EVALUATING THE IMPACT OF UNSTEADY VISCOUS FLOW AND PRESENCE OF SOLID PARTICLES ON PIPELINE SURFACES DURING CRUDE OIL TRANSPORT USING COMPUTATIONAL FLUID DYNAMICS ANALYSIS
Pipelines are commonly used in the petroleum industry to extract and transport crude oil and natural gas from the petroleum reservoir to storage facilities. The flow kinematics of crude oil through pipelines is unsteady and is associated with a constant change in the viscosity of fluid. The effect of unsteady viscous flow is predominant at wall boundaries, where there exist relative motion between crude oil and pipe wall, acting in reverse direction. This fluid-wall interaction induces viscous drag at the wall boundary due to friction. When friction occurs, stress and heat will be exerted at the contact interface.
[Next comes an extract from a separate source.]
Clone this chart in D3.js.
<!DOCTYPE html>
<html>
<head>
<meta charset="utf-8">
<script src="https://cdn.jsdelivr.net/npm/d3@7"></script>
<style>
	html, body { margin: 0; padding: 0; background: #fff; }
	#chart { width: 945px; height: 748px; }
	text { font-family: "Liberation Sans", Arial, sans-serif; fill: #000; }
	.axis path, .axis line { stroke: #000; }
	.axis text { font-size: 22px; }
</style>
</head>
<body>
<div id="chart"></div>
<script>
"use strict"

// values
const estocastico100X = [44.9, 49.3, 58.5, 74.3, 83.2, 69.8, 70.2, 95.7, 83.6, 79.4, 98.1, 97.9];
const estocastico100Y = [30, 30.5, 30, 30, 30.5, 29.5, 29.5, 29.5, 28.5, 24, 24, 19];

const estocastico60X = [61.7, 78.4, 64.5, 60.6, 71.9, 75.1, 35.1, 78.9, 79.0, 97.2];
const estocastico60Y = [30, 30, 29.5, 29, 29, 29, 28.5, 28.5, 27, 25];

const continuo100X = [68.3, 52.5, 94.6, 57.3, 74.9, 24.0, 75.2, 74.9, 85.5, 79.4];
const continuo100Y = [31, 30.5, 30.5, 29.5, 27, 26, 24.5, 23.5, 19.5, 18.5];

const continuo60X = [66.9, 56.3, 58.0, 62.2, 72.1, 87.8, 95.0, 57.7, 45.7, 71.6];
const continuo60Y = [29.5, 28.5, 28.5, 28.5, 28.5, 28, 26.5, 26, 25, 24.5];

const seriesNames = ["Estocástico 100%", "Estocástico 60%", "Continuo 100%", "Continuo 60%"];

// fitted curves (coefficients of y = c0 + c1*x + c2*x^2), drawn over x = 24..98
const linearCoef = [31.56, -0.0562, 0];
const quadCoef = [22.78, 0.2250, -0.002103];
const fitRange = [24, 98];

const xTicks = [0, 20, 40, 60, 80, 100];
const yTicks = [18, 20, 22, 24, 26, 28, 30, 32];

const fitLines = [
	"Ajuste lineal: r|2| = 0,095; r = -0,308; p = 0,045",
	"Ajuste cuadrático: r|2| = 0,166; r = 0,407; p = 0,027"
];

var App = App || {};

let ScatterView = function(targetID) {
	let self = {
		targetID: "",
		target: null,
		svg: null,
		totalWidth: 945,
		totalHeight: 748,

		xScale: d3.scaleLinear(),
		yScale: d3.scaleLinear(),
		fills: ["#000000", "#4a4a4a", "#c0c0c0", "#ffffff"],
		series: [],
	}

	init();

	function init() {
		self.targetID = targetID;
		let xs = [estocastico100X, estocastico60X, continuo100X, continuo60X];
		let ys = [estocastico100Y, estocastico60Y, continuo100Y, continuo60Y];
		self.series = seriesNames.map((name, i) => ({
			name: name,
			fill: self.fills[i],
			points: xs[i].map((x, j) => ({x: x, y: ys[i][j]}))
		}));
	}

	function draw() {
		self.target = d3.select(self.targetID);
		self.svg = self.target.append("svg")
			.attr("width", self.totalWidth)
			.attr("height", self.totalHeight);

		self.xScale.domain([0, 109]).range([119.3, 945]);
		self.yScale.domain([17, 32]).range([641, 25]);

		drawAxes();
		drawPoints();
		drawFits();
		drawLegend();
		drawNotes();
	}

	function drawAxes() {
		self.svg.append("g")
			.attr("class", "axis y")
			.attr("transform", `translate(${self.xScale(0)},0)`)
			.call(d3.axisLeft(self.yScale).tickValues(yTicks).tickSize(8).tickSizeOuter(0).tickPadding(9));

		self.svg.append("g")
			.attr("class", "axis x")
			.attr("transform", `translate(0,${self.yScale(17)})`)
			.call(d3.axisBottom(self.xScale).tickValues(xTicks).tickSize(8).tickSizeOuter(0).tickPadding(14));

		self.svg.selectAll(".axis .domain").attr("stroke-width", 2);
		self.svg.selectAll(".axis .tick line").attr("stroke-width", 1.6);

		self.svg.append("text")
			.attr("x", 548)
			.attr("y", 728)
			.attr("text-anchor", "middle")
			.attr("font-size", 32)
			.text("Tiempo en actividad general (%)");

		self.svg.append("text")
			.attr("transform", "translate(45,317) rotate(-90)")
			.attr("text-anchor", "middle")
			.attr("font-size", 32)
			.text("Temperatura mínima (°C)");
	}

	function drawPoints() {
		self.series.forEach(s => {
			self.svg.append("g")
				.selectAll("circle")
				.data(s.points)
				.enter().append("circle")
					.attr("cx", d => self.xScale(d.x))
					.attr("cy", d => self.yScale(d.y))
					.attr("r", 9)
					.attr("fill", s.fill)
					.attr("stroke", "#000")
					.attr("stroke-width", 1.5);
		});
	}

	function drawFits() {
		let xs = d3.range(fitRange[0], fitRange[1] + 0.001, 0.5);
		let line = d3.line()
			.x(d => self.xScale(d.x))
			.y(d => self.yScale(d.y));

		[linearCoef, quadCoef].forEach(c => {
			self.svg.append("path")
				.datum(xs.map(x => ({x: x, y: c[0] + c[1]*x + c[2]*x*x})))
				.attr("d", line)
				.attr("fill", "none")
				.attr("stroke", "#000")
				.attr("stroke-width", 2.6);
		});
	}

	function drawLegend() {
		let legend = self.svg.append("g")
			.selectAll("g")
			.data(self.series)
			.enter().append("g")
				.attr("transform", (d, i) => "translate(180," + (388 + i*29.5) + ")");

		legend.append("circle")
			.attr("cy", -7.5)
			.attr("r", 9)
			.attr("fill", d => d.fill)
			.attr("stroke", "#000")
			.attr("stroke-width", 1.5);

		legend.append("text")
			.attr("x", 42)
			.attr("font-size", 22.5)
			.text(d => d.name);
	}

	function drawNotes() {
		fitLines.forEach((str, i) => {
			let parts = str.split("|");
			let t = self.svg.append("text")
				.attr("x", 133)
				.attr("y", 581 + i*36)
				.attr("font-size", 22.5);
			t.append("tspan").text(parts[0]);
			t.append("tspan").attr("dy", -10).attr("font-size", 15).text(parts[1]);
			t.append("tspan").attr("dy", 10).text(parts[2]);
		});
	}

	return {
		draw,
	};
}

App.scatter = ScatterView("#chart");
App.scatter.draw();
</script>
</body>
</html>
Solid particles sourced from the unconsolidated nature of sandstone lithology are transported alongside with crude oil. These particles impinges on the pipe wall and erodes the corrosion resistant layer, thereby exposing the pipe surface to the corrosive fluid. This study is aimed at evaluating the impact of unsteady viscous flow and presence of solid particles on pipeline surfaces during crude oil transport. Identified areas with high viscous stress is important and this was achieved using CFD. The two equation k-ω turbulent model and particle tracing were used as the flow physics, to achieve the aim of this paper. It was established that the properties of crude oil had an influence on the estimation of wall viscosity and erosion rate. The numeric value of the selected fluid properties such as dynamic viscosity, specific gravity, and velocity was in the range 0.08 – 0.20 Pas, 0.66 – 0.93 and 20 – 60 m/s respectively. Regions with maximum contact with the moving fluid had the maximum viscous drag and frictional velocity predictions. This region was identified as the potential hotspot and located at the pipe elbow.
Unsteady viscous flow; Erosion rate; Crude oil transport.